There is difficulty in escaping from the terminology of the period as the British were eager to punish and reward friend and foe, thus terms loyal and rebel have become firmly attached, and this simple mainly confuses as the dividing line can be very obscure. At the time, the British thought the troubles could be attributed to Muslim instigation, thus viewed the Hindu's as loyal. The traditional rivalry though, was considered in an artificial framework. It appears that for whatever reason the uprising actually started, such as religious unrest or economic reasons, other factors actually became evident once it had begun, thus to determine a single cause becomes increasingly difficult. For example it could be suggested that "although it was not part of a general conspiracy, it was not completely spontaneous and unforeseen either, and was the result of some limited conspiracy".

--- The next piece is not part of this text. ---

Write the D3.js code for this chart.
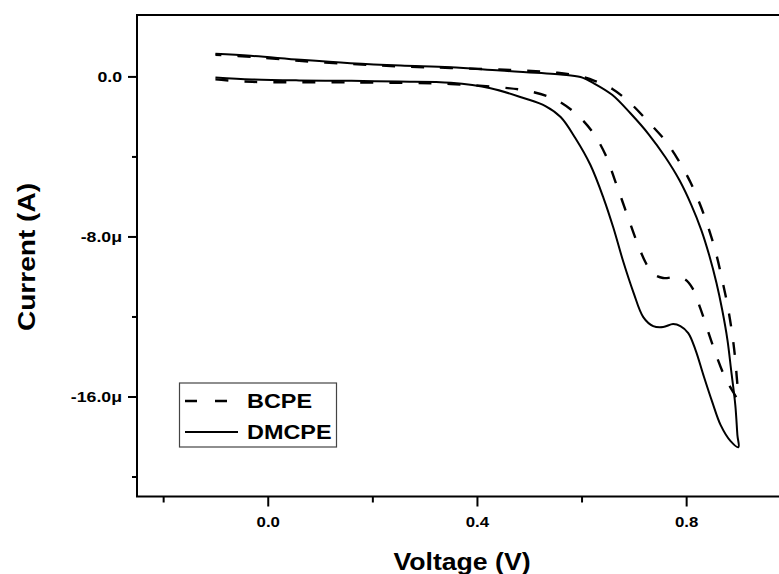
<!DOCTYPE html>
<html><head><meta charset="utf-8">
<script src="https://cdn.jsdelivr.net/npm/d3@7"></script>
<style>
html,body{margin:0;padding:0;background:#fff;}
text{font-family:"Liberation Sans",Arial,sans-serif;font-weight:bold;fill:#000;}
</style></head>
<body><svg id="c" width="779" height="574"></svg>
<script>
// ---- data (voltage in V, current in µA) ----
const seriesNames = ["BCPE", "DMCPE"];
const xMajorTicks = [0, 0.4, 0.8];
const xMinorTicks = [-0.2, 0.2, 0.6];
const yMajorTicks = [0, -8, -16];
const yMinorTicks = [-4, -12, -20];
const yTickLabels = ["0.0", "-8.0\u03bc", "-16.0\u03bc"];

const dmcpeFwdV = [-0.1, -0.03, 0.06, 0.16, 0.25, 0.35, 0.426, 0.489, 0.531, 0.560, 0.588, 0.617, 0.642, 0.661, 0.680, 0.699, 0.718, 0.737, 0.756, 0.775, 0.789, 0.804, 0.818, 0.833, 0.850, 0.866, 0.885, 0.900];
const dmcpeFwdI = [-0.05, -0.15, -0.2, -0.22, -0.26, -0.32, -0.59, -1.08, -1.48, -2.03, -3.08, -4.43, -6.08, -7.58, -9.28, -10.78, -12.03, -12.48, -12.53, -12.38, -12.48, -12.83, -13.68, -14.93, -16.28, -17.43, -18.23, -18.53];
const dmcpeRevV = [0.900, 0.898, 0.894, 0.886, 0.879, 0.869, 0.858, 0.844, 0.829, 0.810, 0.787, 0.760, 0.728, 0.693, 0.659, 0.626, 0.598, 0.560, 0.445, 0.349, 0.254, 0.158, 0.063, -0.033, -0.1];
const dmcpeRevI = [-18.53, -17.93, -16.43, -14.68, -13.18, -11.68, -10.33, -8.93, -7.68, -6.43, -5.18, -4.03, -2.88, -1.83, -0.93, -0.38, -0.03, 0.1, 0.29, 0.46, 0.54, 0.66, 0.83, 1.03, 1.13];

const bcpeFwdV = [-0.1, -0.03, 0.16, 0.35, 0.445, 0.502, 0.552, 0.592, 0.621, 0.646, 0.665, 0.684, 0.703, 0.722, 0.735, 0.756, 0.779, 0.797, 0.812, 0.827, 0.843, 0.858, 0.875, 0.890, 0.898];
const bcpeFwdI = [-0.15, -0.27, -0.3, -0.38, -0.55, -0.75, -1.18, -1.93, -2.78, -3.93, -5.28, -6.68, -8.08, -9.28, -9.83, -10.08, -10.03, -10.13, -10.58, -11.58, -12.83, -13.98, -15.08, -15.78, -16.08];
const bcpeRevV = [0.898, 0.896, 0.892, 0.887, 0.879, 0.869, 0.858, 0.844, 0.827, 0.808, 0.785, 0.759, 0.728, 0.693, 0.659, 0.626, 0.598, 0.554, 0.489, 0.35, 0.25, 0.16, 0.06, -0.03, -0.1];
const bcpeRevI = [-16.08, -14.78, -13.68, -12.68, -11.43, -10.18, -8.93, -7.68, -6.43, -5.28, -4.18, -3.18, -2.28, -1.33, -0.63, -0.23, 0.0, 0.18, 0.29, 0.42, 0.5, 0.62, 0.78, 0.98, 1.08];

// ---- layout ----
const svg = d3.select("#c");
const L = 137, T = 15, B = 496.5;
const x = d3.scaleLinear().domain([-0.25, 1.0]).range([L, L + 1.25 * 523]);
const y = d3.scaleLinear().domain([-21, 3.07]).range([B, T]);

function stretch(sel, k) {
  sel.each(function () {
    const w = this.getComputedTextLength();
    d3.select(this).attr("textLength", w * k).attr("lengthAdjust", "spacingAndGlyphs");
  });
}

// frame (right edge lies beyond the picture)
svg.append("rect").attr("x", L).attr("y", T).attr("width", 760).attr("height", B - T)
  .attr("fill", "none").attr("stroke", "#000").attr("stroke-width", 2);

// x axis
const gx = svg.append("g").attr("transform", `translate(0,${B})`)
  .call(d3.axisBottom(x).tickValues(xMajorTicks).tickSize(10).tickPadding(10).tickFormat(d3.format(".1f")));
gx.select(".domain").remove();
gx.selectAll("line").attr("stroke", "#000").attr("stroke-width", 2);
gx.selectAll("text").attr("font-size", 15).attr("font-family", null);
stretch(gx.selectAll("text"), 1.12);
const gxm = svg.append("g").attr("transform", `translate(0,${B})`)
  .call(d3.axisBottom(x).tickValues(xMinorTicks).tickSize(6).tickFormat(""));
gxm.select(".domain").remove();
gxm.selectAll("line").attr("stroke", "#000").attr("stroke-width", 2);

// y axis
const gy = svg.append("g").attr("transform", `translate(${L},0)`)
  .call(d3.axisLeft(y).tickValues(yMajorTicks).tickSize(9).tickPadding(6)
    .tickFormat((d, i) => yTickLabels[i]));
gy.select(".domain").remove();
gy.selectAll("line").attr("stroke", "#000").attr("stroke-width", 2);
gy.selectAll("text").attr("font-size", 15).attr("font-family", null);
stretch(gy.selectAll("text"), 1.18);
const gym = svg.append("g").attr("transform", `translate(${L},0)`)
  .call(d3.axisLeft(y).tickValues(yMinorTicks).tickSize(5).tickFormat(""));
gym.select(".domain").remove();
gym.selectAll("line").attr("stroke", "#000").attr("stroke-width", 2);

// axis titles
const xt = svg.append("text").attr("x", 462).attr("y", 570).attr("text-anchor", "middle")
  .attr("font-size", 24).text("Voltage (V)");
stretch(xt, 1.11);
const yt = svg.append("text").attr("transform", "translate(35,257) rotate(-90)")
  .attr("text-anchor", "middle").attr("font-size", 24).text("Current (A)");
stretch(yt, 1.17);

// curves
const line = d3.line().x(d => x(d[0])).y(d => y(d[1])).curve(d3.curveCatmullRom.alpha(0.5));
function loop(fv, fi, rv, ri) {
  const a = fv.map((v, i) => [v, fi[i]]);
  const b = rv.map((v, i) => [v, ri[i]]).slice(1);
  return a.concat(b);
}
const plot = svg.append("g");
plot.append("path").datum(loop(dmcpeFwdV, dmcpeFwdI, dmcpeRevV, dmcpeRevI))
  .attr("d", line).attr("fill", "none").attr("stroke", "#000").attr("stroke-width", 2)
  .attr("stroke-linejoin", "round");
plot.append("path").datum(loop(bcpeFwdV, bcpeFwdI, bcpeRevV, bcpeRevI))
  .attr("d", line).attr("fill", "none").attr("stroke", "#000").attr("stroke-width", 2.4)
  .attr("stroke-dasharray", "13,16");

// legend
const lg = svg.append("g");
lg.append("rect").attr("x", 179.5).attr("y", 383).attr("width", 157).attr("height", 64)
  .attr("fill", "#fff").attr("stroke", "#444").attr("stroke-width", 1.2);
const styles = [{dash: "12,18", w: 2.6}, {dash: null, w: 2.2}];
seriesNames.forEach((name, i) => {
  const yy = 401 + i * 31;
  lg.append("line").attr("x1", 185).attr("x2", 238).attr("y1", yy).attr("y2", yy)
    .attr("stroke", "#000").attr("stroke-width", styles[i].w)
    .attr("stroke-dasharray", styles[i].dash);
  const t = lg.append("text").attr("x", 247).attr("y", yy + 7).attr("font-size", 20).text(name);
  stretch(t, 1.17);
});
</script></body></html>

It would seem fair to argue that there may have been a kind of conspiracy within the army. That the mutiny originated within the instrument that the British were using to keep power, and thus once the army had shown they were no longer supporting Britain, people would not fear reprisals in broaching problems that they had against British rule, and also use the mutiny as an attempt to elevate themselves to greater power and status. To adequately describe the mutiny seems to call for the answer that in many senses of the word it was not one mutiny, but many, all occurring for different reasons in a domino effect, started for one reason, but quickly moving on to another agenda as it moved through the country. The actual mutiny itself started from a relatively minor occurrence, but its continuance portrays an expression of broader discontent among the ordinary people of India, although it cane be seen there were no clearly defined aims involved.
Furthermore, the fact that there was no move away from westernism directly after the mutiny dispels more from any argument of a war of Independence or a national uprising. Thus if the mutiny has to be characterised at all, which has been shown is particularly hard, and maybe even undesirable, then it would have to be described as some type of post pacification revolt.